Nel luglio 2010, il governo ha creato l’Alto consiglio del cinema, presieduto dal presidente dell’Iran e diretto dal ministro della Cultura e della guida islamica, sostenuto da sei professionisti filo-governativi. L’Alto consiglio del cinema è la principale fonte di finanziamento per le produzioni dei film.
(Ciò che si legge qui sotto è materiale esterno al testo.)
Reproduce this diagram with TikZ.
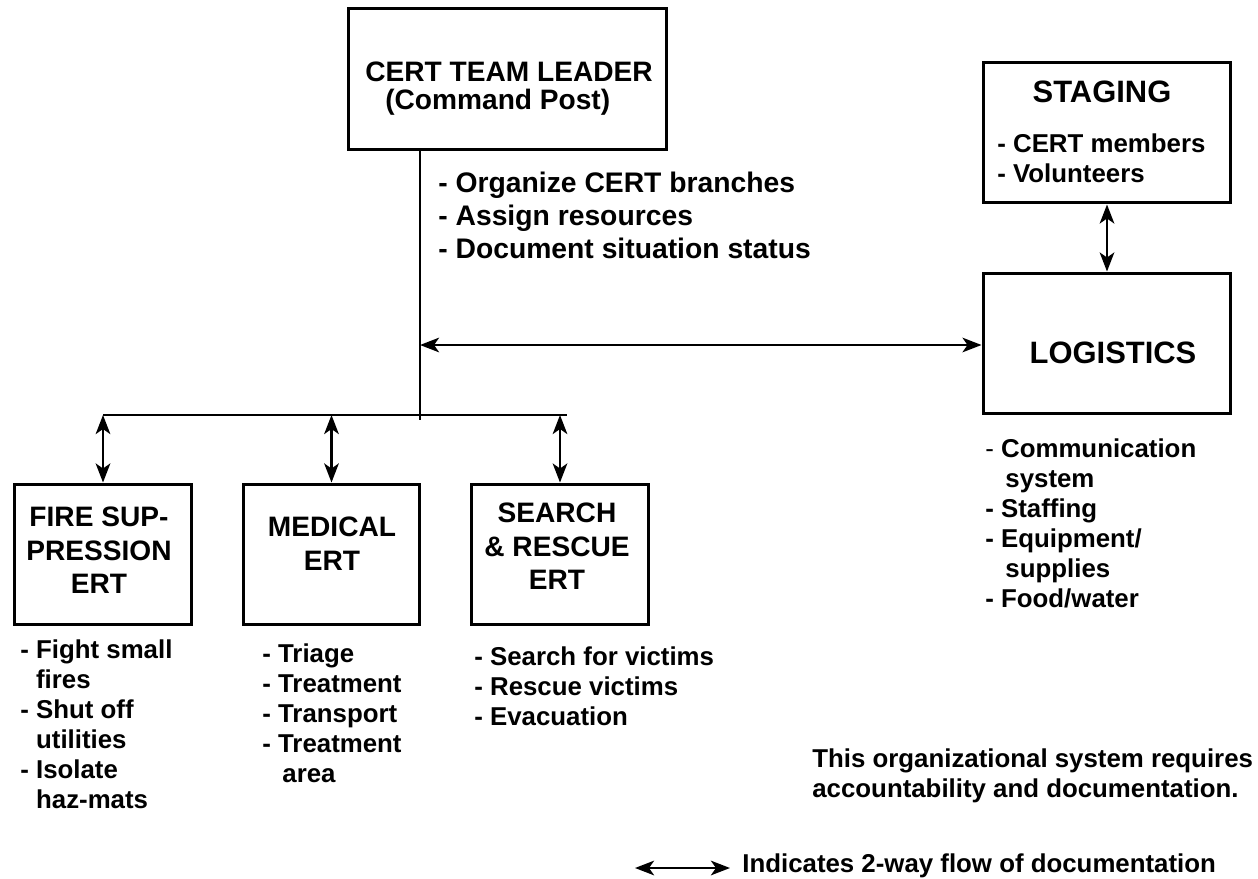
\documentclass[tikz,border=0pt]{standalone}
\usepackage{fontspec}
\setmainfont{Liberation Sans}
\usetikzlibrary{arrows.meta,positioning}
% indent for a wrapped duty line
\newcommand{\cont}{\hphantom{- }}

\begin{document}
\begin{tikzpicture}[x=0.02cm,y=-0.02cm,
    unitbox/.style={draw,line width=1.7pt,minimum width=3.54cm,minimum height=2.82cm,inner sep=0pt},
    heading/.style={align=center,inner sep=0pt,font=\fontsize{16}{18.8}\selectfont\bfseries},
    duties/.style={align=left,inner sep=0pt,anchor=north west,font=\fontsize{14.7}{17.1}\selectfont\bfseries},
    wire/.style={line width=1.6pt},
    twoway/.style={wire,{Stealth[length=3.8mm,width=2.9mm,inset=1mm]}-{Stealth[length=3.8mm,width=2.9mm,inset=1mm]}}
]
\useasboundingbox (0,0) rectangle (1258,879);

% Command post
\node[unitbox,minimum width=6.38cm,minimum height=2.84cm] (leader) at (507.5,79) {};
\node[heading,anchor=north,font=\fontsize{16}{15.9}\selectfont\bfseries] (leadername) at (509,62) {CERT TEAM LEADER\\(Command Post)\hspace*{0.8em}};
\node[duties,font=\fontsize{16.1}{18.8}\selectfont\bfseries] (leaderduties) at (438,172) {- Organize CERT branches\\- Assign resources\\- Document situation status};

% Trunk and branch bus
\coordinate (hub) at (420,345);
\coordinate (trunkend) at (420,420);
\coordinate (busL) at (103,415);
\coordinate (busR) at (567,415);
\draw[wire] (leader.south -| trunkend) -- (trunkend);
\draw[wire] (busL) -- (busR);

% Emergency response teams
\node[unitbox] (fire) at (103,554.5) {};
\node[unitbox] (medical) at (331.5,554.5) {};
\node[unitbox] (search) at (560,554.5) {};
\node[heading,anchor=north] (firename) at (99,507) {FIRE SUP-\\PRESSION\\ERT};
\node[heading,anchor=north] (medicalname) at (332,517) {MEDICAL\\ERT};
\node[heading,anchor=north] (searchname) at (557,503) {SEARCH\\\& RESCUE\\ERT};
\foreach \team in {fire,medical,search}
  \draw[twoway] (\team.north |- busL) -- (\team.north);

\node[duties] (fireduties) at (20,639) {- Fight small\\\cont fires\\- Shut off\\\cont utilities\\- Isolate\\\cont haz-mats};
\node[duties] (medicalduties) at (262,643) {- Triage\\- Treatment\\- Transport\\- Treatment\\\cont\,area};
\node[duties] (searchduties) at (474,646) {- Search for victims\\- Rescue victims\\- Evacuation};

% Staging and logistics
\node[unitbox,minimum width=4.96cm] (staging) at (1107,132.5) {};
\node[heading,font=\fontsize{17.6}{17.6}\selectfont\bfseries] (stagingname) at (1102,92) {STAGING};
\node[duties] (stagingduties) at (997,133) {- CERT members\\- Volunteers};
\node[unitbox,minimum width=4.96cm] (logistics) at (1107,343.5) {};
\node[heading,font=\fontsize{17.6}{17.6}\selectfont\bfseries] (logisticsname) at (1113,353) {LOGISTICS};
\node[duties] (logisticsduties) at (985,438) {{\mdseries -} Communication\\\cont\,system\\- Staffing\\- Equipment/\\\cont\,supplies\\- Food/water};
\draw[twoway] (staging) -- (logistics);
\draw[twoway] (hub) -- (hub -| logistics.west);

% Note and legend
\node[duties] (note) at (812,748) {This organizational system requires\\accountability and documentation.};
\coordinate (legL) at (635,868);
\coordinate (legR) at (730,868);
\draw[twoway] (legL) -- (legR);
\node[duties,anchor=west] (legend) at (742,866) {Indicates 2-way flow of documentation};
\end{tikzpicture}
\end{document}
Tutte le attività cinematografiche, comprese quelle della Casa del cinema, devono essere coordinate da questo organismo.
Ulteriori informazioni
Il cinema iraniano è famoso in tutto il mondo e numerosi film iraniani hanno vinto premi internazionali, grazie alla creatività con cui i registi hanno saputo aggirare la penetrante censura di stato.
Tra gli altri casi di recenti violazioni dei diritti umani nei confronti degli appartenenti all’industria cinematografica, Amnesty International segnala quello dell’attrice Marzieh Vafamehr, arrestata nel giugno 2011 e da allora detenuta nel carcere di Gharchak, a Varamin, nel sud-est dell’Iran. Il 4 agosto suo marito ha riferito che l’ordine di custodia era stato prolungato di un altro mese. Amnesty International non è in possesso di notizie più aggiornate rispetto alla sua situazione legale.
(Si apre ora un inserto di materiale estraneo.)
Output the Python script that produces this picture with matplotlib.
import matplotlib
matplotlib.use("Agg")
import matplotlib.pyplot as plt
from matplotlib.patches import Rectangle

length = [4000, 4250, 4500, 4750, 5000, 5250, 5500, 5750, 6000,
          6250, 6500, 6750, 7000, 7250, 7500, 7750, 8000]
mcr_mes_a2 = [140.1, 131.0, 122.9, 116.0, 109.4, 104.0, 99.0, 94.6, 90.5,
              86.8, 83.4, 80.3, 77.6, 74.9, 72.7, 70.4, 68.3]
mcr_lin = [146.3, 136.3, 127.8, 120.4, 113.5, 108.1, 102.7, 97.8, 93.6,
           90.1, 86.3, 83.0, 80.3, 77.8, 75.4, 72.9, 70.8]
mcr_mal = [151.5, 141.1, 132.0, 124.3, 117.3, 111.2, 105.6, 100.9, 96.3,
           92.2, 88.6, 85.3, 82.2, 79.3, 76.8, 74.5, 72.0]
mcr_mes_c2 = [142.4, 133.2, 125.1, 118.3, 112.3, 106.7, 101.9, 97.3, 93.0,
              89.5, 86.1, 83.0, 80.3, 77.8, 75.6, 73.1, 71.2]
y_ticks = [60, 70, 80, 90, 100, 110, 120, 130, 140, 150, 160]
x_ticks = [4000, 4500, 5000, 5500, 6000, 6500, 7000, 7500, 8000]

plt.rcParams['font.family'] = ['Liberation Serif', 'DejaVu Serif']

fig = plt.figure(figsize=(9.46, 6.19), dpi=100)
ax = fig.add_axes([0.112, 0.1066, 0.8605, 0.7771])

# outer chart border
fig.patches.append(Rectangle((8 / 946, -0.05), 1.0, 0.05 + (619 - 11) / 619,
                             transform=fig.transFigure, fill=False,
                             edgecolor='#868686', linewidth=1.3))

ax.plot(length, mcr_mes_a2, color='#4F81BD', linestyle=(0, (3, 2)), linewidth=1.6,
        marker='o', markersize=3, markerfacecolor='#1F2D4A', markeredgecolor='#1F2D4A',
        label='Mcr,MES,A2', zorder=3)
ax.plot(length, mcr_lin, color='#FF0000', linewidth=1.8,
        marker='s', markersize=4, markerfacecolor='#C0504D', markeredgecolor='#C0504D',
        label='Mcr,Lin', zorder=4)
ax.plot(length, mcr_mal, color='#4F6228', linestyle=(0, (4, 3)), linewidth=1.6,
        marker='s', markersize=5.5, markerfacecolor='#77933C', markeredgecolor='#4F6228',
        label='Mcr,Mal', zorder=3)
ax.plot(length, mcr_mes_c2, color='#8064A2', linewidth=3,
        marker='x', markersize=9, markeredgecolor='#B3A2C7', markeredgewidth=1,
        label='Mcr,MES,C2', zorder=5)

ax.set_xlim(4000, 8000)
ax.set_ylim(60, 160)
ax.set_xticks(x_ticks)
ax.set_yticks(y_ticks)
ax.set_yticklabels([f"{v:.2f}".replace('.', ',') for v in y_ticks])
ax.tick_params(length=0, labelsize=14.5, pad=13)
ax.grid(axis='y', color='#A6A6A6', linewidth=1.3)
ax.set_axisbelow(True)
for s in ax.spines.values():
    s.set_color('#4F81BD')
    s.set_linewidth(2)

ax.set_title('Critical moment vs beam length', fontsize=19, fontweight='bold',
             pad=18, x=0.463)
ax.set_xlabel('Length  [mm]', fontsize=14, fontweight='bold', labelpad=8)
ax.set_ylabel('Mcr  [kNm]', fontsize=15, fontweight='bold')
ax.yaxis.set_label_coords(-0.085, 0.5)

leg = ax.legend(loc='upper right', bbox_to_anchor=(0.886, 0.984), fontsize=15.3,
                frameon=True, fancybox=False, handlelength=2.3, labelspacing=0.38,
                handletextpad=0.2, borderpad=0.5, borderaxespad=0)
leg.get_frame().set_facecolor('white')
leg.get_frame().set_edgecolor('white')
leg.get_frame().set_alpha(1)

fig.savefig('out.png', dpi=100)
Nel luglio 2011 sono state arrestate le registe Mahmaz Mohammadi e Pegah Ahangarani e la fotogiornalista Maryam Majd. Le tre donne sono poi state scarcerate dietro pagamento di una cauzione.
Nel dicembre 2010, Ja’far Panahi e Mohammad Rasoulof, due acclamati registi di fama internazionale, sono stati condannati a sei anni di carcere. Panahi è stato anche condannato al divieto di fare film per 20 anni. Entrambi restano liberi in attesa dell’esito del processo d’appello. Panahi non può neanche recarsi all’estero, mentre nel maggio 2011 è stato annullato il divieto di viaggiare all’estero, in vigore dal 2009, nei confronti di Rasoulof.
Dalle elezioni presidenziali del 2009, registi di fama internazionale come Abbas Kiarostami, Mohsen Makhmalbaf e Bahman Ghobadi hanno lasciato il paese. Prima delle elezioni, numerosi poster e cartelloni raffiguranti la nota attrice Fatemeh Motamed Arya erano stati danneggiati o incendiati. Il suo nome è stato messo al bando e i film in cui recitava sono stati sottoposti a un nuovo montaggio per rimuovere le parti in cui era presente. Si era limitata a rilasciare interviste nelle quali sosteneva che gli iraniani amano la vita e preferiscono la pace, di fronte alle minacce internazionali contro il paese.